Recensione Riunione di famiglia (2007)

L'interiorizzazione del dolore e l'agire che ne scaturisce, in Riunione di famiglia, è molto più misurato, per certi versi consolatorio rispetto a quanto visto in Festen. Si perde un pò di quella dura freschezza che era infusa nel film che portò Vinterberg a tentare la fortuna all'estero.

Festa in famiglia, atto secondo

Il ritorno. Questo il tema centrale di tutta una carriera. Thomas Vinterberg, autore danese tra i più importanti in patria e all'estero, tenta di riunificare e riordinare tutto quel che la propria vita ha passato e la propria filmografia ha affrontato proprio a partire dal tema della ricomposizione degli affetti, del ritorno alle cose e agli effetti di un passato non più replicabile.
Tutta la storia cinematografica di Vinterberg ruota intorno allo stesso disagio: quello di chi, rincontrandosi dopo anni, vede stratificati tra sè e l'altro, una volta familiare, una miriade di ricordi, di rancori, di incomprensioni, di giudizi rimasti in sospeso.

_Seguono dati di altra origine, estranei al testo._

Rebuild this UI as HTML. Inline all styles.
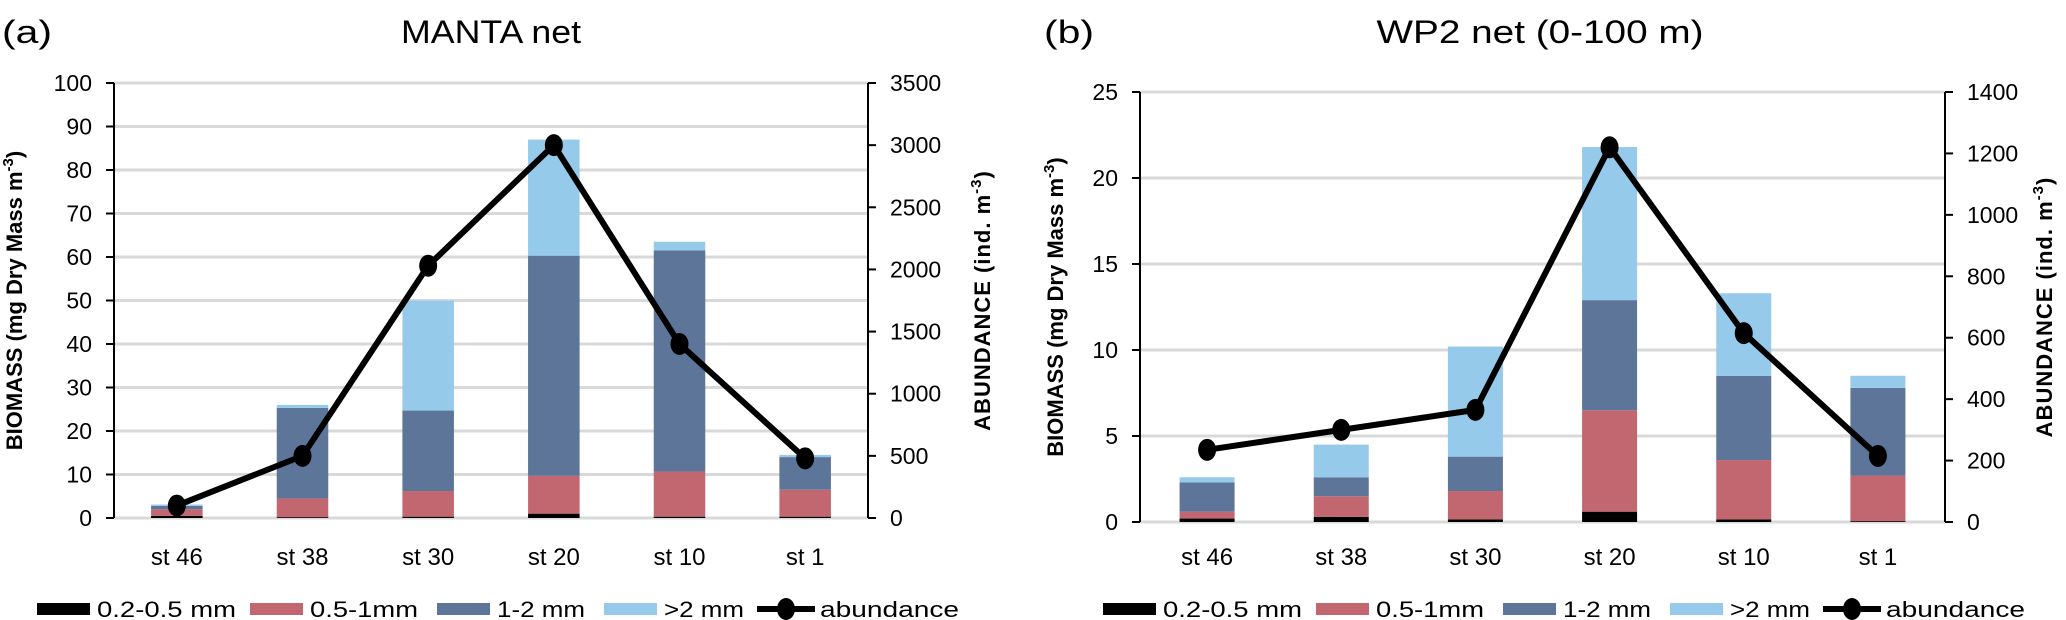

Parte proprio da qui Riunione di famiglia, che nel suo titolo originale porta in sè tutto quel che è l'uomo Vinterberg, ancor prima che il regista. When a Man Comes Home è infatti un titolo significativo per la prima pellicola girata e prodotta in patria dal regista dopo dieci anni.
Prima di andarsene, in Danimarca aveva girato Festen, il film della notorietà, quello che lo portò a conquistare un ambito premio a Cannes. E lì pose le basi per la propria poetica, nell'inquadramento di un'asciutta, surreale, dirompente rimpatriata di un ampio nucleo familiare che era stato separato da lungo tempo.
In Riunione di famiglia della traduzione italiana è un richiamo proprio al sottotitolo di Festen, che recitava Festa in famiglia.

E di una festa si parla anche in questa pellicola. La festa che un piccolo paesino rurale danese sta organizzando per il 750° anno dalla propria fondazione, celebrazione per la quale in paese è atteso Karl Kristian Schmidt, famosissimo cantante lirico, che nato e vissuto gli anni della propria infanzia proprio nel piccolo borgo. Alla storia del suo ritorno si incrocia quella di Sebastian, giovane uomo che sta attraversando una profonda crisi sentimentale che aggrava la sua balbuzie, maturata da fin dai tempi in cui il padre morì, quando lui era piccolissimo, investito da un treno, e la madre iniziò a convivere con una donna. Queste, almeno, le convinzioni del giovane Sebastian, fin quando l'irrompere di Schmidt nell'albergo in cui lavora rivoluzionerà la sua vita.

Se in Festen si trattava di un ricongiungimento più "borghese", segnato da tempi di separazione più limitati, e che andava a toccare le corde di una famiglia formalmente sempre rimasta unita, in Riunione di famiglia è il ritrovarsi inconsapevole di un nucleo familiare caratterizzato da altrettanti poli di attrazione, rimasto separato e slegato per un lunghissimo lasso di tempo.
Ma se nel primo caso le conseguenze di questo ritrovarsi forzato erano feroci e si manifestavano in un attimo di lucida follia, l'interiorizzazione del dolore e l'agire che ne scaturisce in Riunione di famiglia è molto più misurato, per certi versi consolatorio.
Si perde un pò di quella dura freschezza che era infusa nel film che portò Vinterberg a tentare la fortuna all'estero, ma è uno smarrimento che non sembra doloroso, che appare dettato dalla necessità narrativa e creativa dell'autore.

Tanto che i punti di contatto, la cifra creativa delle due pellicole - al netto del Dogma95, tema che sarebbe qui troppo lungo da affrontare, salvo accennare che per Riunione di famiglia si potrebbe quasi parlare de "il Dogma senza il Dogma" - sono innumerevoli, riassumibili nella figura di Mogens Rukov, attore feticcio del regista danese e presente con un ruolo di primaria importanza in entrambi i film.
Ma anche il forte contrasto tra ruralità e mondo cittadino (quasi sempre è quest'ultimo a fare i conti con la campagna nelle opre dell'autore), l'esilarante vena ironica che fa da sfondo a tutte le scene. La mano di Vinterberg, insomma, c'è, e si fa ben vedere.
Rimane solo la domanda, anche alla luce dei recenti sviluppi del cinema di Susanne Bier, se gli autori danesi stiano un pò perdendo quel tratto di originalità che è da una ventina d'anni il loro punto di forza, tendendo ad "occidentalizzarsi" nel modo ultimamente pacificatore e consolatorio di interpretare il cinema. Sperando che non sia così, non resta altro che godersi l'ultima grande regia di un autore che, nel bene o nel male, ha senz'altro ancora qualcosa da dire.